◆ What you have to do
Gather all lines in the entries that include the word "this".

-- START Provided records --

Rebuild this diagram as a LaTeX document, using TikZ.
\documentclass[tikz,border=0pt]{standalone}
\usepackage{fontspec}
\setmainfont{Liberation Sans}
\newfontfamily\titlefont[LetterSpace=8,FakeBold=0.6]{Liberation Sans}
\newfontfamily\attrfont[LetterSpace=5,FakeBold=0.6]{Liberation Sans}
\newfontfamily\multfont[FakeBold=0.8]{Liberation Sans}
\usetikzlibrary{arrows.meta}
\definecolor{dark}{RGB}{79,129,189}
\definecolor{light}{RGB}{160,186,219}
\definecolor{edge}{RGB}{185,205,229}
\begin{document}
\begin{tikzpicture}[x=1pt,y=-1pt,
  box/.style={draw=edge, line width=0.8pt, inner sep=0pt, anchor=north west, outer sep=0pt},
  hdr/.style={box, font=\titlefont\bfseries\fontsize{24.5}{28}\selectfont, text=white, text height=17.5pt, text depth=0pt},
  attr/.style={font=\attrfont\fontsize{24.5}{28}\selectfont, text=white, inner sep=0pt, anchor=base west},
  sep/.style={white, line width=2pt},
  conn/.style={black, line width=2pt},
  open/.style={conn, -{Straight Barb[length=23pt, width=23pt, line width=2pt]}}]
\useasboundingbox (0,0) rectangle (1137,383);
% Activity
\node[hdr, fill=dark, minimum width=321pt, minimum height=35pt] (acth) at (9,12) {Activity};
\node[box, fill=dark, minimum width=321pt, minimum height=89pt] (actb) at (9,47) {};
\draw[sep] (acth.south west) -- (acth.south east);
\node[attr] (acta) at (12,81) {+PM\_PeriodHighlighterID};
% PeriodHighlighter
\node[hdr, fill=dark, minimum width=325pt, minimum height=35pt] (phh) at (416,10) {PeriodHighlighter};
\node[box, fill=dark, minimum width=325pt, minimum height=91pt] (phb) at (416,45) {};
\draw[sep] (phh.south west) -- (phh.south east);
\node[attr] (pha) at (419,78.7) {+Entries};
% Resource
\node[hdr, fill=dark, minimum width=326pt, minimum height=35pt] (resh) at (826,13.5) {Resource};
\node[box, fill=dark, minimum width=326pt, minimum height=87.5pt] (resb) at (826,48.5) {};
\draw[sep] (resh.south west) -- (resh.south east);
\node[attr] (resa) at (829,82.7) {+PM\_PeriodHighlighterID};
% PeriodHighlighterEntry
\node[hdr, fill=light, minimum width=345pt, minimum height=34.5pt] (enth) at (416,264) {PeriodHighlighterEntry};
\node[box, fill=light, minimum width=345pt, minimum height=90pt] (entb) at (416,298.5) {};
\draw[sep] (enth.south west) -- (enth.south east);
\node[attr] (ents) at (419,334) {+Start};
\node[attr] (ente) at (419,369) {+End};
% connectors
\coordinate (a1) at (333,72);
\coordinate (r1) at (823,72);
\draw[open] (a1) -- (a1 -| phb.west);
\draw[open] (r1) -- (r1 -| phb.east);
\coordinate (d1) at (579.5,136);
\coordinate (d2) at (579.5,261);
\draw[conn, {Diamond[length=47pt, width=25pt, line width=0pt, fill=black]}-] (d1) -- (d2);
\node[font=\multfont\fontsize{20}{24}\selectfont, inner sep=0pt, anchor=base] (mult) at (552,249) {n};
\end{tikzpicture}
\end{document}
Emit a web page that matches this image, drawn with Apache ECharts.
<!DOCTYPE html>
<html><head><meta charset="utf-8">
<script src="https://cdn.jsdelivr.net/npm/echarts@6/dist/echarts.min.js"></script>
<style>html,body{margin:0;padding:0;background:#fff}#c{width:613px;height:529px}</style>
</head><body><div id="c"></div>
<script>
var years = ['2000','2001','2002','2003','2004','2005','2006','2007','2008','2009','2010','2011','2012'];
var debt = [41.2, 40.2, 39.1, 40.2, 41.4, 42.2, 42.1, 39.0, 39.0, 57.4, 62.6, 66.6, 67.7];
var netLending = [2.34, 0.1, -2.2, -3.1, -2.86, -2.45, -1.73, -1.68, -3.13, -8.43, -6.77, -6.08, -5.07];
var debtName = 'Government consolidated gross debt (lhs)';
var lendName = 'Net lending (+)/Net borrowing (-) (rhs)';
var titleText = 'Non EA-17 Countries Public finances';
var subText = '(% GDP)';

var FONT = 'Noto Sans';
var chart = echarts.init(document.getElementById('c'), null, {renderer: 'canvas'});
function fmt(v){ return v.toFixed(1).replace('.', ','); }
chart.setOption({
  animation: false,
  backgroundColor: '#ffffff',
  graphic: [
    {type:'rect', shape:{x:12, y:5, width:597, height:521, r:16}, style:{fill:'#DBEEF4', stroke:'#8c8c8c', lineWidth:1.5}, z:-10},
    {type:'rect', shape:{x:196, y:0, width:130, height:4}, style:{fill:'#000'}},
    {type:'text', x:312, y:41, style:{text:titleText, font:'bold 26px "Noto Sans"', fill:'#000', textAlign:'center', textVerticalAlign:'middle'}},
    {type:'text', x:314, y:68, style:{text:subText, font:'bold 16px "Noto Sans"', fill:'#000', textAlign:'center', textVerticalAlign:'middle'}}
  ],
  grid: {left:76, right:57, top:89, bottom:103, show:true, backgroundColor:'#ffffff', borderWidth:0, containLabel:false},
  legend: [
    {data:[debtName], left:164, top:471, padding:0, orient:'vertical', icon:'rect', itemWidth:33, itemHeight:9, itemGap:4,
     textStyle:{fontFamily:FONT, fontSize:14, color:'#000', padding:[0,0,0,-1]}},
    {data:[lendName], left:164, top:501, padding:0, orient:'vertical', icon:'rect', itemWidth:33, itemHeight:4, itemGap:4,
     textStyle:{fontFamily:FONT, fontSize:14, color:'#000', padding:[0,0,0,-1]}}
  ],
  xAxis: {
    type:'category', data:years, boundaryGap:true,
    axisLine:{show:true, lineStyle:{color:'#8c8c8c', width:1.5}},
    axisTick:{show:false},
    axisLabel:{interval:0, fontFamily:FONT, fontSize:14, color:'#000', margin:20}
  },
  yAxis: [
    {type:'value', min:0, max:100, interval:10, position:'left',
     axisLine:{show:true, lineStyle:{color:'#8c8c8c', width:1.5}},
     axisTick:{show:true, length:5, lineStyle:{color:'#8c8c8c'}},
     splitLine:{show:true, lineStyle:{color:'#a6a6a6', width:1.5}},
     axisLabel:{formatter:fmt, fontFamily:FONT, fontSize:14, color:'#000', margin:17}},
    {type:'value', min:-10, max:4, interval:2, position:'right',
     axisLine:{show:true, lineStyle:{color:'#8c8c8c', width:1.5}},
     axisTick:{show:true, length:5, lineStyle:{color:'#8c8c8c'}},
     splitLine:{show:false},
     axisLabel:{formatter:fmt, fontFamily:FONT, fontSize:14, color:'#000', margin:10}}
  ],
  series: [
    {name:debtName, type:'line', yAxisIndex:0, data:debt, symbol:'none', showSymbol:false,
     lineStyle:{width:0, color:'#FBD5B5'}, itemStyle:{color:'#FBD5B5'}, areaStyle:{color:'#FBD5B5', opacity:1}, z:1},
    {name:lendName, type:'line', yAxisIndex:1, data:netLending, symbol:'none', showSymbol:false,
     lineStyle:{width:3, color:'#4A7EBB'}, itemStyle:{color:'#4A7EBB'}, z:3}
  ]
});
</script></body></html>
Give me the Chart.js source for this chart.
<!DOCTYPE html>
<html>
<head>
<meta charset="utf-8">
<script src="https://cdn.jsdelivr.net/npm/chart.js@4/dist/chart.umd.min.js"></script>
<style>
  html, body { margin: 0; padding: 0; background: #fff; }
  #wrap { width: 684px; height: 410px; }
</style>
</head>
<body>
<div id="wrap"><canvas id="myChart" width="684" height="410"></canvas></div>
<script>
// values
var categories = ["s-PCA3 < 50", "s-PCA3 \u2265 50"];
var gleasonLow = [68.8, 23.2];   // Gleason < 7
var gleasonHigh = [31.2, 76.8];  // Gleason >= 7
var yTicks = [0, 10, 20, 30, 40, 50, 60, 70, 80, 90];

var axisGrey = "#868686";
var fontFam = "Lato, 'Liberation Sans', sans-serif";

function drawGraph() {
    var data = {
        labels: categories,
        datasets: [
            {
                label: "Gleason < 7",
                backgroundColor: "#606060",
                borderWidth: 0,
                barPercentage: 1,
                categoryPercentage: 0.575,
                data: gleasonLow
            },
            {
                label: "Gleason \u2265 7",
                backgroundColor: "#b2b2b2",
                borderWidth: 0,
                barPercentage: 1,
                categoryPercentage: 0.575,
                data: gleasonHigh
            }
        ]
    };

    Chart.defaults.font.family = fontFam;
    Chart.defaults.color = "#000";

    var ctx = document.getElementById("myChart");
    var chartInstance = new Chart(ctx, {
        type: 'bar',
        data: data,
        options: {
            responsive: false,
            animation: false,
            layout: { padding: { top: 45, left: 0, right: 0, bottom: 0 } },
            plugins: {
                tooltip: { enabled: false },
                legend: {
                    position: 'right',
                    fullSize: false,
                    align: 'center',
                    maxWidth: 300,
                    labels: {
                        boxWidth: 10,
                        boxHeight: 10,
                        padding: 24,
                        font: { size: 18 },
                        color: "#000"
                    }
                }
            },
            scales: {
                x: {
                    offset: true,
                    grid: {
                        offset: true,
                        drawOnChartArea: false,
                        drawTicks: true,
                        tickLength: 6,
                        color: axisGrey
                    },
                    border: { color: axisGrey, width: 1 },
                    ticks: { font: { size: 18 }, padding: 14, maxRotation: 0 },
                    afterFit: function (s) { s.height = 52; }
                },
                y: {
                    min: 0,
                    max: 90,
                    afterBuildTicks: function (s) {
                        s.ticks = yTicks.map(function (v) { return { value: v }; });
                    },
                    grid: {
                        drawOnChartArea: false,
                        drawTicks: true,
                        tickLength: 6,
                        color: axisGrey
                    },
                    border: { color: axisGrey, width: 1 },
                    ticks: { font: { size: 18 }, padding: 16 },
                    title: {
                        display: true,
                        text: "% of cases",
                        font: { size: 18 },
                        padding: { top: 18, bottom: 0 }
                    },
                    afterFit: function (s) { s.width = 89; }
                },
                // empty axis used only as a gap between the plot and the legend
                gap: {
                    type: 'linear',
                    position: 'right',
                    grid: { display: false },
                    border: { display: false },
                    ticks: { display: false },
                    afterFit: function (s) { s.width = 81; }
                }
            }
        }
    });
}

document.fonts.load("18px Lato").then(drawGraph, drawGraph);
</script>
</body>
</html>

-- END Provided records --

◆ Final answer
Rebuild this diagram as a LaTeX document, using TikZ.
Emit a web page that matches this image, drawn with Apache ECharts.
Give me the Chart.js source for this chart.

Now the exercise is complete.